Choy relishes in the moniker “Godfather of Poke,” but as much as he loves the raw seafood delicacy of his home state, he takes nearly as much pride in another fish-related legacy: both his sons grew up to become captains on no-kill sportfishing boats that tag and release fish on the watch list. “We did a lot of fishing; we went on picnics on the beach,” he says, and the result was they were exposed to it at a very young age. “That’s why they fell in love with what they do now.” The connections between fish, fishing, and eating poke are part of what makes the dish so much a part of Hawaii’s culture.
“It’s a really huge part of Hawaii that’s out there, all over the world,” Choy says, proud of how widespread the dish now is. “It’s a real feather in my cap to have been raised that way and see it become what it is today.” His next goal is for people to go beyond just wanting to eat the dish to understanding some of the history behind it—and, of course, how to pronounce it properly. “I want to get the education out there,” says Choy. “This is the next journey.”

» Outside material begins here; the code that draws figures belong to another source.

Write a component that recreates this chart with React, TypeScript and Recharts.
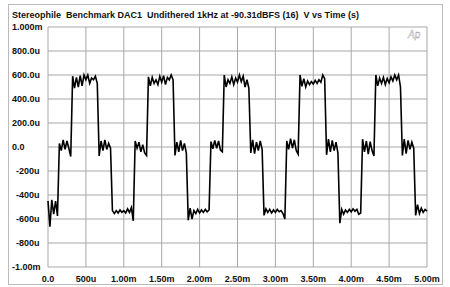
import { LineChart, Line, XAxis, YAxis, CartesianGrid } from 'recharts';

// analyzer sample spacing, ms
const sampleStepMs = 0.025;

// output voltage in microvolts, one value per 25us
const voltsUv = [
  -450, -665, -440, -560, -450, -575, 30, -30, 60, -20,
  50, -10, -80, 590, 490, 580, 500, 595, 510, 600,
  560, 600, 530, 575, 560, 590, 530, -75, 50, -30,
  60, -20, 30, -10, -530, -555, -530, -550, -525, -545,
  -530, -550, -515, -545, -505, -615, 50, -10, 40, -40,
  20, -50, -70, 585, 510, 580, 530, 560, 520, 590,
  540, 595, 520, 580, 560, 600, 560, -70, 40, -40,
  55, -30, 30, -50, -610, -510, -600, -530, -555, -520,
  -550, -525, -545, -520, -540, -525, 45, -15, 55, -10,
  50, -25, -40, 600, 500, 560, 530, 585, 520, 575,
  540, 600, 545, 590, 500, 560, 490, -50, 60, -55,
  40, -30, 50, -20, -570, -515, -545, -520, -550, -525,
  -545, -520, -540, -530, -555, -600, 50, -20, 70, -10,
  60, -30, -60, 600, 505, 570, 500, 550, 520, 545,
  525, 555, 530, 560, 540, 600, 570, -65, 65, -40,
  55, -30, 40, -50, -635, -520, -560, -525, -545, -520,
  -540, -515, -535, -520, -560, -550, 65, -40, 50, -60,
  45, -30, -75, 600, 510, 575, 530, 580, 520, 570,
  535, 585, 550, 600, 560, 600, 500, -70, 65, -55,
  55, -20, 40, -10, -570, -480, -555, -510, -545, -520,
  -535,
];

const xTicks = [0, 0.5, 1, 1.5, 2, 2.5, 3, 3.5, 4, 4.5, 5];
const xLabels = ['0.0', '500u', '1.00m', '1.50m', '2.00m', '2.50m', '3.00m', '3.50m', '4.00m', '4.50m', '5.00m'];
const yTicks = [1000, 800, 600, 400, 200, 0, -200, -400, -600, -800, -1000];
const yLabels = ['1.000m', '800.0u', '600.0u', '400.0u', '200.0u', '0.0', '-200u', '-400u', '-600u', '-800u', '-1.00m'];

const title = 'Stereophile  Benchmark DAC1  Undithered 1kHz at -90.31dBFS (16)  V vs Time (s)';

const data = voltsUv.map((v, i) => ({ t: i * sampleStepMs, v }));

const font = '"Liberation Sans", Arial, Helvetica, sans-serif';

const XTick = (props: any) => {
  const { x, payload } = props;
  const label = xLabels[xTicks.indexOf(payload.value)];
  return (
    <text x={x} y={282} textAnchor="middle" fontFamily={font} fontSize={9} fontWeight="bold" fill="#111">
      {label}
    </text>
  );
};

const YTick = (props: any) => {
  const { y, payload } = props;
  const label = yLabels[yTicks.indexOf(payload.value)];
  const shift = label.startsWith('-') && label.endsWith('u') ? 4 : 0;
  return (
    <text x={12 + shift} y={y} dy="0.35em" textAnchor="start" fontFamily={font} fontSize={9} fontWeight="bold" fill="#111">
      {label}
    </text>
  );
};

export default function App() {
  return (
    <div style={{ position: 'absolute', left: 0, top: 0, width: 450, height: 287, background: '#fff' }}>
      <div
        style={{
          position: 'absolute',
          left: 8,
          top: 4,
          width: 433,
          height: 279,
          border: '1px solid #bbb',
        }}
      />
      <LineChart
        width={450}
        height={287}
        data={data}
        margin={{ top: 27, right: 23, bottom: 0, left: 0 }}
        style={{ position: 'absolute', left: 0, top: 0 }}
      >
        <CartesianGrid stroke="#a8a8a8" strokeWidth={1} />
        <XAxis
          dataKey="t"
          type="number"
          domain={[0, 5]}
          ticks={xTicks}
          height={20}
          axisLine={false}
          tickLine={false}
          tick={<XTick />}
          interval={0}
        />
        <YAxis
          type="number"
          domain={[-1000, 1000]}
          ticks={yTicks}
          width={48}
          axisLine={false}
          tickLine={false}
          tick={<YTick />}
          interval={0}
        />
        <Line
          type="linear"
          dataKey="v"
          stroke="#000"
          strokeWidth={1.6}
          dot={false}
          isAnimationActive={false}
        />
      </LineChart>
      <svg width={450} height={287} style={{ position: 'absolute', left: 0, top: 0, pointerEvents: 'none' }}>
        <text x={12} y={17.5} fontFamily={font} fontSize={9} fontWeight="bold" fill="#111" style={{ whiteSpace: 'pre' }}>
          {title}
        </text>
        <text x={408} y={38} fontFamily={font} fontSize={10} fontStyle="italic" fill="#fff" stroke="#999" strokeWidth={0.4}>
          Ap
        </text>
      </svg>
    </div>
  );
}
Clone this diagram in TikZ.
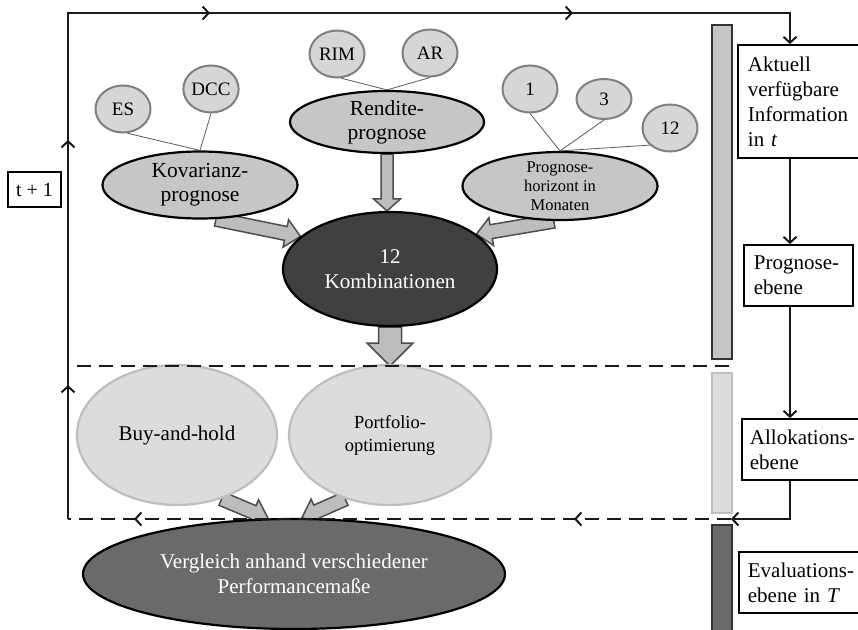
\documentclass[tikz,border=0pt]{standalone}
\usepackage{fontspec}
\setmainfont{Liberation Serif}
\usetikzlibrary{shapes.geometric,calc,arrows.meta,decorations.markings}
\pgfdeclarelayer{bg}
\pgfsetlayers{bg,main}
\definecolor{midgray}{HTML}{C6C6C6}
\definecolor{smallgray}{HTML}{D6D6D6}
\definecolor{smallborder}{HTML}{7F7F7F}
\definecolor{darkfill}{HTML}{404040}
\definecolor{lightfill}{HTML}{DCDCDE}
\definecolor{lightborder}{HTML}{BEBEBE}
\definecolor{evalfill}{HTML}{6A6A6A}
\definecolor{arrowfill}{HTML}{BDBDBD}
\definecolor{arrowborder}{HTML}{4D4D4D}
\tikzset{
  bigell/.style={ellipse, draw=black, line width=2.2pt, fill=midgray, inner sep=0pt, inner ysep=-6pt, align=center, font=\fontsize{21.5}{24}\selectfont},
  smallell/.style={ellipse, draw=smallborder, line width=2pt, fill=smallgray, inner sep=0pt, minimum width=55pt, minimum height=47pt, font=\fontsize{19}{22}\selectfont},
  lbox/.style={draw=black, line width=1.8pt, fill=white, anchor=west, align=left, inner xsep=10pt, inner ysep=0pt, font=\fontsize{21}{25}\selectfont},
  thinline/.style={draw=black!65, line width=0.8pt},
  blockarrow/.style={draw=arrowborder, fill=arrowfill, line width=1.5pt, line join=miter},
  flow/.style={draw=black!90, line width=2.2pt},
  dashedline/.style={draw=black!90, line width=2.2pt, dash pattern=on 14pt off 8pt},
  barbox/.style={line width=1.8pt, minimum width=20pt, inner sep=0pt}
}
% #1 from, #2 to, #3 shaft half width, #4 head half width, #5 head length
\newcommand\blockarr[5]{%
  \coordinate (bah) at ($(#2)!#5!(#1)$);
  \draw[blockarrow] ($(#1)!#3!90:(#2)$) -- ($(bah)!#3!90:(#2)$) -- ($(bah)!#4!90:(#2)$) -- (#2)
    -- ($(bah)!#4!-90:(#2)$) -- ($(bah)!#3!-90:(#2)$) -- ($(#1)!#3!-90:(#2)$) -- cycle;
}
\begin{document}
\begin{tikzpicture}[x=1pt,y=-1pt,>={Straight Barb[length=6pt,width=13pt,line width=2pt]}]
\useasboundingbox (0,0) rectangle (858,629);
\clip (0,0) rectangle (858,629);

% layer bars
\node[barbox, draw=black!80, fill=midgray, minimum height=334pt] (bar1) at (722,192) {};
\node[barbox, draw=lightborder, fill=lightfill, minimum height=140pt] (bar2) at (722,443) {};
\node[barbox, draw=black!80, fill=evalfill, minimum height=120pt] (bar3) at (722,585) {};

% level boxes
\node[lbox, minimum width=135pt, minimum height=113pt, text width=115pt] (aktuell) at (737,101.5) {Aktuell\\verfügbare\\Information\\in \textit{t}};
\node[lbox, minimum width=109pt, minimum height=61pt, text width=89pt] (prog) at (743,275.5) {Prognose-\\ebene};
\node[lbox, inner xsep=8pt, minimum width=130pt, minimum height=61pt, text width=114pt] (alloc) at (741,449.5) {Allokations-\\ebene};
\node[lbox, inner xsep=9pt, minimum width=130pt, minimum height=61pt, text width=112pt] (eval) at (738,582.5) {Evaluations-\\ebene in \textit{T}};

\node[draw=black, line width=1.8pt, minimum width=53pt, minimum height=35pt, inner sep=0pt, font=\fontsize{20}{24}\selectfont] (tplus) at (34.5,189.5) {t + 1};

% small circles
\node[smallell] (es) at (123,109) {ES};
\node[smallell] (dcc) at (211,89) {DCC};
\node[smallell] (rim) at (337,54) {RIM};
\node[smallell] (ar) at (430,53) {AR};
\node[smallell] (c1) at (530,89) {1};
\node[smallell, minimum height=40pt] (c3) at (604,99) {3};
\node[smallell] (c12) at (670,128) {12};

% forecast ellipses
\node[bigell, minimum width=195pt, minimum height=67pt] (kov) at (200,185) {Kovarianz-\\prognose};
\node[bigell, minimum width=194pt, minimum height=62pt] (rend) at (387,122) {Rendite-\\prognose};
\node[bigell, minimum width=195pt, minimum height=68pt, inner ysep=-14pt, font=\fontsize{16.5}{19}\selectfont] (phz) at (560,186) {Prognose-\\horizont in\\Monaten};
\node[bigell, fill=darkfill, text=white, minimum width=214pt, minimum height=114pt, font=\fontsize{21}{25}\selectfont] (komb) at (390,269) {12\\Kombinationen};

% allocation ellipses
\node[bigell, draw=lightborder, fill=lightfill, minimum width=200pt, minimum height=140pt, font=\fontsize{21}{25}\selectfont] (buy) at (177,435) {Buy-and-hold};
\node[bigell, draw=lightborder, fill=lightfill, minimum width=202pt, minimum height=140pt, font=\fontsize{18.5}{23}\selectfont] (port) at (390,435) {Portfolio-\\optimierung};

% evaluation ellipse
\node[bigell, fill=evalfill, text=white, minimum width=422pt, minimum height=110pt, font=\fontsize{21}{25}\selectfont] (vgl) at (294,574) {Vergleich anhand verschiedener\\Performancemaße};

% thin lines
\draw[thinline] (es.-80) -- (kov.north);
\draw[thinline] (dcc.south) -- (kov.north);
\draw[thinline] (rim.-80) -- (rend.north);
\draw[thinline] (ar.south) -- (rend.north);
\draw[thinline] (c1.south) -- (phz.north);
\draw[thinline] (c3.south) -- (phz.north);
\draw[thinline] (c12.-140) -- (phz.north);

% coordinates of the loop
\coordinate (tl) at (68,13);
\coordinate (tr) at (790,13);
\coordinate (bl) at (68,519);
\coordinate (dr) at (731,519);
\coordinate (ul) at (77,366);
\coordinate (ur) at (731,366);

% block arrows (behind)
\begin{pgfonlayer}{bg}
\blockarr{rend.south}{rend.south |- komb.north}{6pt}{13.5pt}{12pt}
\blockarr{kov.-65}{komb.160}{7pt}{14pt}{15pt}
\blockarr{phz.-100}{komb.22}{7pt}{14pt}{15pt}
\blockarr{komb.south}{komb.south |- ul}{11.5pt}{23pt}{23pt}
\blockarr{buy.-55}{vgl.115}{7pt}{13.5pt}{16pt}
\blockarr{port.-125}{vgl.82}{7pt}{13.5pt}{16pt}
\end{pgfonlayer}

% level separators
\draw[dashedline] (ul) -- (ur);

% process loop
\draw[flow, ->] (tr |- aktuell.south) -- (tr |- prog.north);
\draw[flow, ->] (tr |- prog.south) -- (tr |- alloc.north);
\draw[flow, ->] (tr |- alloc.south) -- (tr |- bl) -- (dr);
\draw[dashedline, postaction={decorate, decoration={markings,
    mark=at position 157pt with {\arrow{>}},
    mark=at position 597pt with {\arrow{>}}}}] (dr) -- (bl);
\draw[flow, ->, postaction={decorate, decoration={markings,
    mark=at position 134pt with {\arrow{>}},
    mark=at position 379pt with {\arrow{>}},
    mark=at position 648pt with {\arrow{>}},
    mark=at position 1011pt with {\arrow{>}}}}] (bl) -- (tl) -- (tr) -- (tr |- aktuell.north);
\end{tikzpicture}
\end{document}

Sam Choy’s Secrets to Poke
Island-Style Poke
1 lb. fresh ahi (yellowfin tuna), cut into cubes
3 Tbsp. shoyu
2 Tbsp. sesame oil
1 Tbsp. sriracha or 1 or 2 fresh hot peppers of your choice/how hot you want, minced
¼ cup minced onions
¼ cup minced or sliced green onions
Pinch of sea salt
In a medium mixing bowl, start with the tuna, add a pinch of salt, shoyu, and sesame oil, followed by the sriracha or peppers, then all your onions and mix well. Make sure you chill and serve cold. Enjoy.
Tofu Poke
3 Tbsp. shoyu (soy sauce)
3 Tbsp. sweet chile sauce
2 Tbsp. sesame oil
2 Tbsp. sriracha
¼ cup roasted sesame seeds
1 block firm tofu, cut into cubes
¼ cup minced onions
¼ cup minced green onions
Start by making the sauce in a mixing bowl with the shoyu, sweet chile sauce, sesame oil, sriracha, and sesame seeds. Arrange your tofu and onions into a serving bowl then pour the sauce over the top and serve cold. Enjoy.